I was worried that the bees would all want to fly up and it would be hard to assemble frames and coverings on top of them, but they stayed placidly in the bottom of the basket and allowed me to slowly assemble the top of the hive. It was all set up within an hour.

Now the sun is out, the bees are all in their hive, and I am a beekeeper.  Those little dots in the picture are bees. There is something about being around thousands of bees that is very magical. I didn’t feel at all frightened by them. In fact, I went and removed the cheesecloth we’d put around the bottom without my (loaner) bee suit. The bees pay no attention to me.  They are intent on their own concerns.

I can’t say that I share the exact sentiment of Sylvia Plath’s poem, though I’ve always loved it. The menace she feels from the bees, the ambivalence about her control is as different from my experience as a square wood box is from my egg-shaped basket.  Still the imagery is marvelous, and it does convey something of the powerful energy bees emit. As a metaphor for the swarm within, it works perfectly.  This was the first long poem I memorized.

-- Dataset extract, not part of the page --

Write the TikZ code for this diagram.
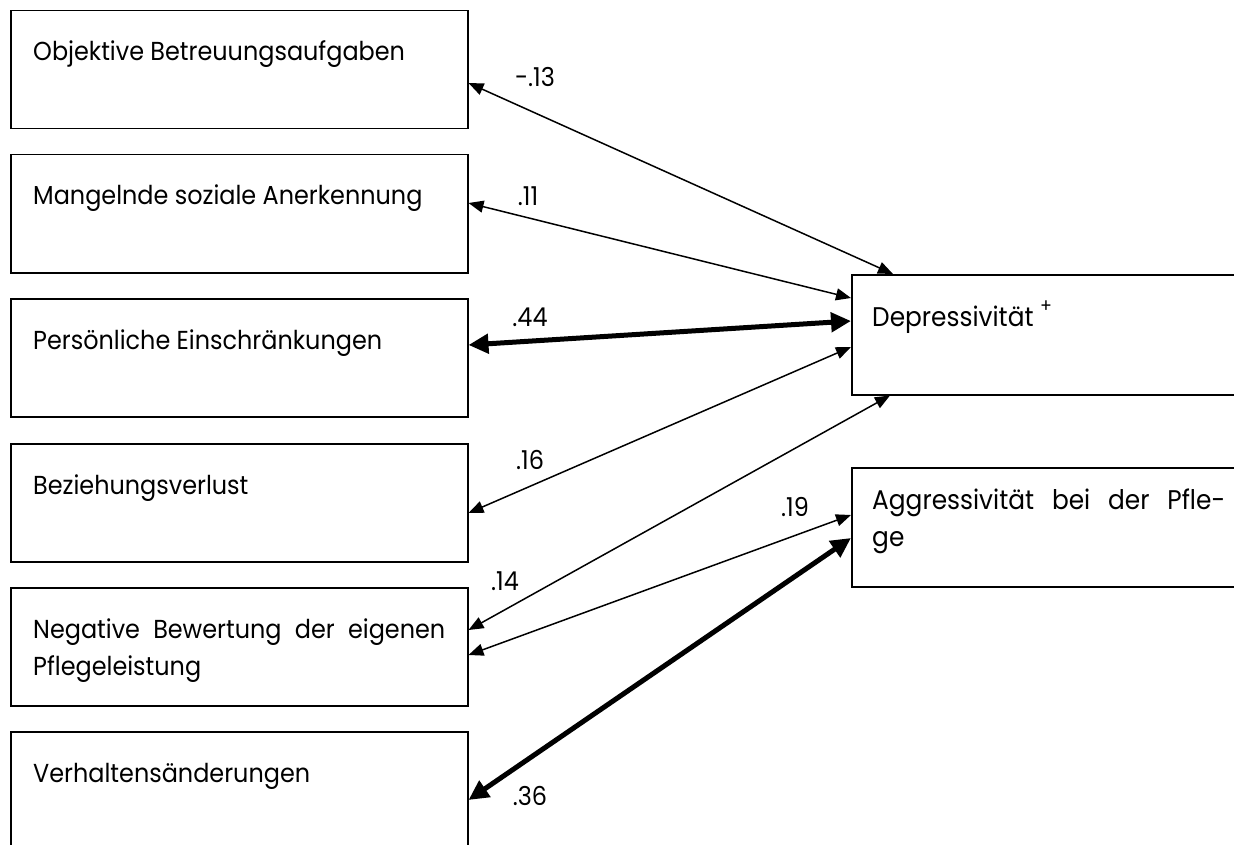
\documentclass[tikz,border=0pt]{standalone}
\usepackage{fontspec}
\setmainfont{Poppins}[FakeStretch=0.92]
\usetikzlibrary{arrows.meta,calc}
\begin{document}
\begin{tikzpicture}[x=1pt,y=-1pt,
  box/.style={draw,line width=1.5pt,minimum width=457pt,minimum height=118pt,anchor=north west,inner sep=0pt},
  rbox/.style={draw,line width=1.5pt,minimum width=420pt,minimum height=120pt,anchor=north west,inner sep=0pt},
  txt/.style={anchor=base west,inner sep=0pt,align=left,font=\fontsize{26}{37}\selectfont},
  rtxt/.style={anchor=base west,inner sep=0pt,align=left,font=\fontsize{27}{37}\selectfont},
  lbl/.style={inner sep=0pt,font=\fontsize{26}{28}\selectfont},
  conn/.style={line width=1.5pt,{Triangle[length=15pt,width=12pt]}-{Triangle[length=15pt,width=12pt]}},
  strong/.style={line width=5pt,{Triangle[length=20pt,width=19pt]}-{Triangle[length=20pt,width=19pt]}}]
\useasboundingbox (0,0) rectangle (1234,845);
\clip (0,0) rectangle (1234,845);
% left boxes
\node[box] (b1) at (10,10) {};
\node[box] (b2) at (10,154) {};
\node[box] (b3) at (10,298) {};
\node[box] (b4) at (10,443) {};
\node[box] (b5) at (10,587) {};
\node[box,minimum height=130pt] (b6) at (10,731) {};
% right boxes
\node[rbox] (dep) at (851,274) {};
\node[rbox,minimum height=119pt] (agg) at (851,467) {};
% texts
\node[txt] (t1) at (33,61) {Objektive Betreuungsaufgaben};
\node[txt] (t2) at (33,205) {Mangelnde soziale Anerkennung};
\node[txt] (t3) at (33,349) {Persönliche Einschränkungen};
\node[txt] (t4) at (33,494) {Beziehungsverlust};
\node[txt] (t5) at (33,675) {\makebox[412pt][s]{Negative Bewertung der eigenen}\\Pflegeleistung};
\node[txt] (t6) at (33,782) {Verhaltensänderungen};
\node[rtxt] (td) at (872,326) {Depressivität \raisebox{4pt}{\textsuperscript{+}}};
\node[rtxt] (ta) at (872,546) {\makebox[353pt][s]{Aggressivität bei der Pfle-}\\ge};
% connectors
\draw[conn] ($(b1.north east)+(0,73)$) -- ($(dep.north west)+(42,0)$);
\draw[conn] ($(b2.north east)+(0,49)$) -- ($(dep.north west)+(0,24)$);
\draw[strong] ($(b3.north east)+(0,47)$) -- ($(dep.north west)+(0,47)$);
\draw[conn] ($(b4.north east)+(0,70)$) -- ($(dep.north west)+(0,73)$);
\draw[conn] ($(b5.north east)+(0,43)$) -- ($(dep.south west)+(39,0)$);
\draw[conn] ($(b5.north east)+(0,68)$) -- ($(agg.north west)+(0,48)$);
\draw[strong] ($(b6.north east)+(0,69)$) -- ($(agg.north west)+(0,71)$);
% labels
\node[lbl] (l1) at (535,77) {-.13};
\node[lbl] (l2) at (528,196) {.11};
\node[lbl] (l3) at (530,317) {.44};
\node[lbl] (l4) at (530,460) {.16};
\node[lbl] (l5) at (505,581) {.14};
\node[lbl] (l6) at (795,507) {.19};
\node[lbl] (l7) at (530,796) {.36};
\end{tikzpicture}
\end{document}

The Arrival of the Beebox — Sylvia Plath

I ordered this, this clean wood box
Square as a chair and almost too heavy to lift.
I would say it was the coffin of a midget
Or a square baby
Were there not such a din in it.

The box is locked, it is dangerous.
I have to live with it overnight
And I can’t keep away from it.
There are no windows, so I can’t see what is in there.
There is only a little grid, no exit.

I put my eye to the grid.
It is dark, dark,
With the swarmy feeling of African hands
Minute and shrunk for export,
Black on black, angrily clambering.

How can I let them out?
It is the noise that appalls me most of all,
The unintelligible syllables.
It is like a Roman mob,
Small, taken one by one, but my god, together!

I lay my ear to furious Latin.
I am not a Caesar.
I have simply ordered a box of maniacs.
They can be sent back.
They can die, I need feed them nothing, I am the owner.

I wonder how hungry they are.
I wonder if they would forget me
If I just undid the locks and stood back and turned into a tree.
There is the laburnum, its blond colonnades,
And the petticoats of the cherry.

They might ignore me immediately
In my moon suit and funeral veil.
I am no source of honey
So why should they turn on me?
Tomorrow I will be sweet God, I will set them free.

The box is only temporary.

I read recently that in her layout of the book Ariel, in which this poem first appeared, it was the final poem of the book. This seems to me such a optimistic statement, because the ending “Tomorrow…I will set them free./The box is only temporary” seems so positive. It confirmed for me that her suicide attempt wasn’t meant to succeed. Of course, with her death, Ted Hughes got to rearrange the book as he felt it should be; she wasn’t around to argue one way or the other.